= Second Political Statute of the Province of Costa Rica =

The Second Political Statute of the Province of Costa Rica established a governing junta and parliament in Costa Rica in 1823.

== History ==
The statute was issued on 16 May 1823 by the interim government and the Second Provincial Congress of the Province of Costa Rica. It was issued just after the Ochomogo War when the monarchist camp settled in Cartago and Heredia. Headed by Joaquín de Oreamuno was defeated by the Republican side commanded by Gregorio José Ramírez and gravitated around San José and Alajuela.

Ramírez defeated Oreamuno on 5 April at the battle of Ochomogo. He assumed power until 16 April when he handed it over to a Constituent Congress.
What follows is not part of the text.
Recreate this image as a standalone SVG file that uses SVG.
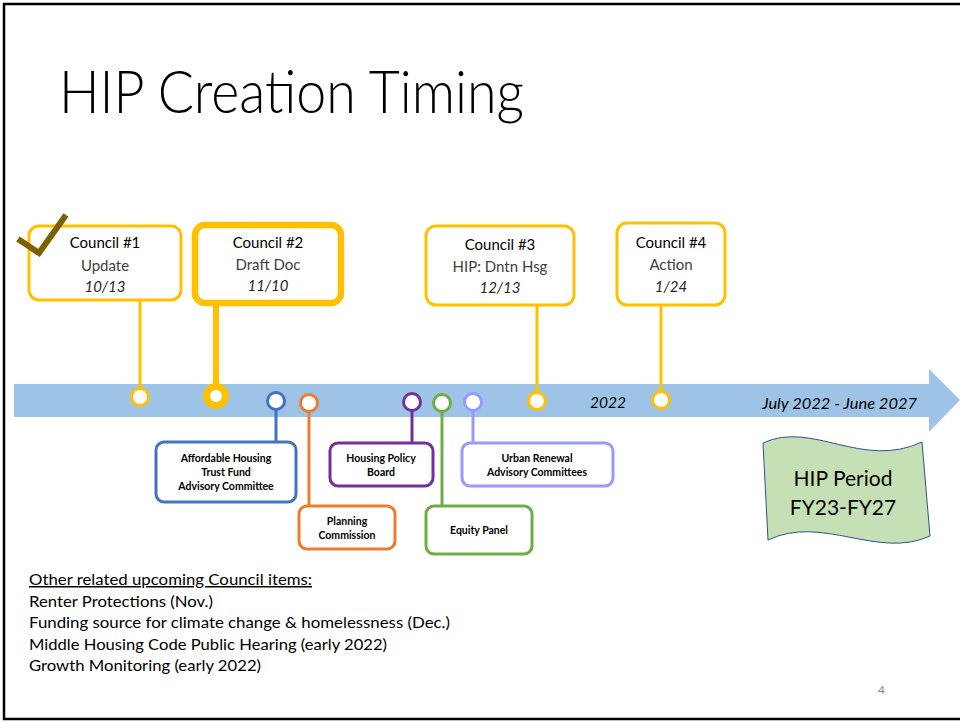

The Congress held it between 16 April and 10 May 1823, presided over by José María de Peralta y La Vega. This Congress confirmed Ramírez as General Commander in Arms, imposed the seat of government in San José and promulgated the Second Political Statute that it marked as a Constitution.
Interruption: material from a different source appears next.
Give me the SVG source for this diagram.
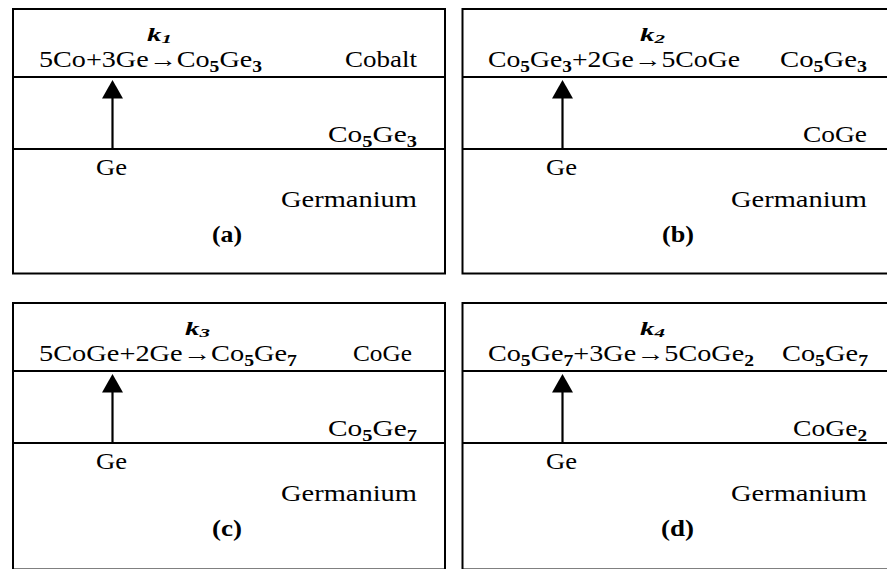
<svg xmlns="http://www.w3.org/2000/svg" width="887" height="569" viewBox="0 0 887 569">
  <defs>
    <style>
      .frame { fill: none; stroke: #000; stroke-width: 2; }
      .layer { stroke: #000; stroke-width: 2; }
      text { font-family: "Liberation Serif", "Times New Roman", serif; font-size: 23px; fill: #000; }
      .sub { font-size: 16px; font-weight: bold; }
      .k { font-size: 18px; font-weight: bold; font-style: italic; }
      .ksub { font-size: 13px; font-weight: bold; font-style: italic; }
      .tag { font-weight: bold; }
      .flux { stroke: #000; stroke-width: 2.2; fill: none; marker-end: url(#head); }
    </style>
    <marker id="head" markerUnits="userSpaceOnUse" markerWidth="19" markerHeight="21" viewBox="0 0 19 21" refX="0.5" refY="10.5" orient="auto">
      <path d="M0,0 L18.5,10.5 L0,21 Z" fill="#000"/>
    </marker>
  </defs>

  <!-- (a) Co + Ge -> Co5Ge3 -->
  <g id="panel-a">
    <rect class="frame" x="13" y="9" width="432" height="264.5"/>
    <line class="layer" x1="13" y1="77" x2="445" y2="77"/>
    <line class="layer" x1="13" y1="149" x2="445" y2="149"/>
    <text class="k" x="147" y="41" textLength="25" lengthAdjust="spacingAndGlyphs">k<tspan class="ksub" dy="2">1</tspan></text>
    <text x="39" y="67" textLength="223" lengthAdjust="spacingAndGlyphs">5Co+3Ge→Co<tspan class="sub" dy="5">5</tspan><tspan dy="-5">Ge</tspan><tspan class="sub" dy="5">3</tspan></text>
    <text x="345" y="67" textLength="72" lengthAdjust="spacingAndGlyphs">Cobalt</text>
    <text x="328" y="142" textLength="89" lengthAdjust="spacingAndGlyphs">Co<tspan class="sub" dy="5">5</tspan><tspan dy="-5">Ge</tspan><tspan class="sub" dy="5">3</tspan></text>
    <text x="96" y="175" textLength="31" lengthAdjust="spacingAndGlyphs">Ge</text>
    <text x="281" y="207" textLength="136" lengthAdjust="spacingAndGlyphs">Germanium</text>
    <text class="tag" x="212" y="242" textLength="30" lengthAdjust="spacingAndGlyphs">(a)</text>
  </g>

  <!-- (b) Co5Ge3 + Ge -> CoGe -->
  <g id="panel-b">
    <rect class="frame" x="462.5" y="9" width="432" height="264.5"/>
    <line class="layer" x1="462.5" y1="77" x2="895" y2="77"/>
    <line class="layer" x1="462.5" y1="149" x2="895" y2="149"/>
    <text class="k" x="640" y="41" textLength="25" lengthAdjust="spacingAndGlyphs">k<tspan class="ksub" dy="2">2</tspan></text>
    <text x="488" y="67" textLength="252" lengthAdjust="spacingAndGlyphs">Co<tspan class="sub" dy="5">5</tspan><tspan dy="-5">Ge</tspan><tspan class="sub" dy="5">3</tspan><tspan dy="-5">+2Ge→5CoGe</tspan></text>
    <text x="780" y="67" textLength="87" lengthAdjust="spacingAndGlyphs">Co<tspan class="sub" dy="5">5</tspan><tspan dy="-5">Ge</tspan><tspan class="sub" dy="5">3</tspan></text>
    <text x="803" y="142" textLength="64" lengthAdjust="spacingAndGlyphs">CoGe</text>
    <text x="546" y="175" textLength="31" lengthAdjust="spacingAndGlyphs">Ge</text>
    <text x="731" y="207" textLength="136" lengthAdjust="spacingAndGlyphs">Germanium</text>
    <text class="tag" x="662" y="242" textLength="32" lengthAdjust="spacingAndGlyphs">(b)</text>
  </g>

  <!-- (c) CoGe + Ge -> Co5Ge7 -->
  <g id="panel-c">
    <rect class="frame" x="13" y="303" width="432" height="266.5"/>
    <line class="layer" x1="13" y1="371" x2="445" y2="371"/>
    <line class="layer" x1="13" y1="443" x2="445" y2="443"/>
    <text class="k" x="185" y="335" textLength="25" lengthAdjust="spacingAndGlyphs">k<tspan class="ksub" dy="2">3</tspan></text>
    <text x="39" y="361" textLength="258" lengthAdjust="spacingAndGlyphs">5CoGe+2Ge→Co<tspan class="sub" dy="5">5</tspan><tspan dy="-5">Ge</tspan><tspan class="sub" dy="5">7</tspan></text>
    <text x="353" y="361" textLength="59" lengthAdjust="spacingAndGlyphs">CoGe</text>
    <text x="328" y="436" textLength="89" lengthAdjust="spacingAndGlyphs">Co<tspan class="sub" dy="5">5</tspan><tspan dy="-5">Ge</tspan><tspan class="sub" dy="5">7</tspan></text>
    <text x="96" y="469" textLength="31" lengthAdjust="spacingAndGlyphs">Ge</text>
    <text x="281" y="501" textLength="136" lengthAdjust="spacingAndGlyphs">Germanium</text>
    <text class="tag" x="212" y="536" textLength="30" lengthAdjust="spacingAndGlyphs">(c)</text>
  </g>

  <!-- (d) Co5Ge7 + Ge -> CoGe2 -->
  <g id="panel-d">
    <rect class="frame" x="462.5" y="303" width="432" height="266.5"/>
    <line class="layer" x1="462.5" y1="371" x2="895" y2="371"/>
    <line class="layer" x1="462.5" y1="443" x2="895" y2="443"/>
    <text class="k" x="640" y="335" textLength="25" lengthAdjust="spacingAndGlyphs">k<tspan class="ksub" dy="2">4</tspan></text>
    <text x="488" y="361" textLength="266" lengthAdjust="spacingAndGlyphs">Co<tspan class="sub" dy="5">5</tspan><tspan dy="-5">Ge</tspan><tspan class="sub" dy="5">7</tspan><tspan dy="-5">+3Ge→5CoGe</tspan><tspan class="sub" dy="5">2</tspan></text>
    <text x="782" y="361" textLength="86" lengthAdjust="spacingAndGlyphs">Co<tspan class="sub" dy="5">5</tspan><tspan dy="-5">Ge</tspan><tspan class="sub" dy="5">7</tspan></text>
    <text x="793" y="436" textLength="74" lengthAdjust="spacingAndGlyphs">CoGe<tspan class="sub" dy="5">2</tspan></text>
    <text x="546" y="469" textLength="31" lengthAdjust="spacingAndGlyphs">Ge</text>
    <text x="731" y="501" textLength="136" lengthAdjust="spacingAndGlyphs">Germanium</text>
    <text class="tag" x="661" y="536" textLength="33" lengthAdjust="spacingAndGlyphs">(d)</text>
  </g>

  <!-- Ge diffusion arrows through the growing layer -->
  <g id="connectors">
    <line class="flux" x1="112.5" y1="149" x2="112.5" y2="98"/>
    <line class="flux" x1="562.5" y1="149" x2="562.5" y2="98"/>
    <line class="flux" x1="112.5" y1="443" x2="112.5" y2="392"/>
    <line class="flux" x1="562.5" y1="443" x2="562.5" y2="392"/>
  </g>
</svg>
The statute remained in force from May 1823 to November 1824, when the Basis of Federal Constitution became effective.

== Provisions ==
This Statute created a Governmental Superior Junta of five tenure and two alternates members and prescribed a bicameral Parliament that appointed a Political Chief, a Mayor and a General Commander of Arms. The two chambers of Parliament were an Assembly of Representatives and a Representative Council both of popular election.

The first initiated laws, exercised fiscal authority and construction of infrastructure. The second functioned as a high chamber with power to sanction laws, advise the Executive Branch, commission appointments and act as a court of ethics for civil servants.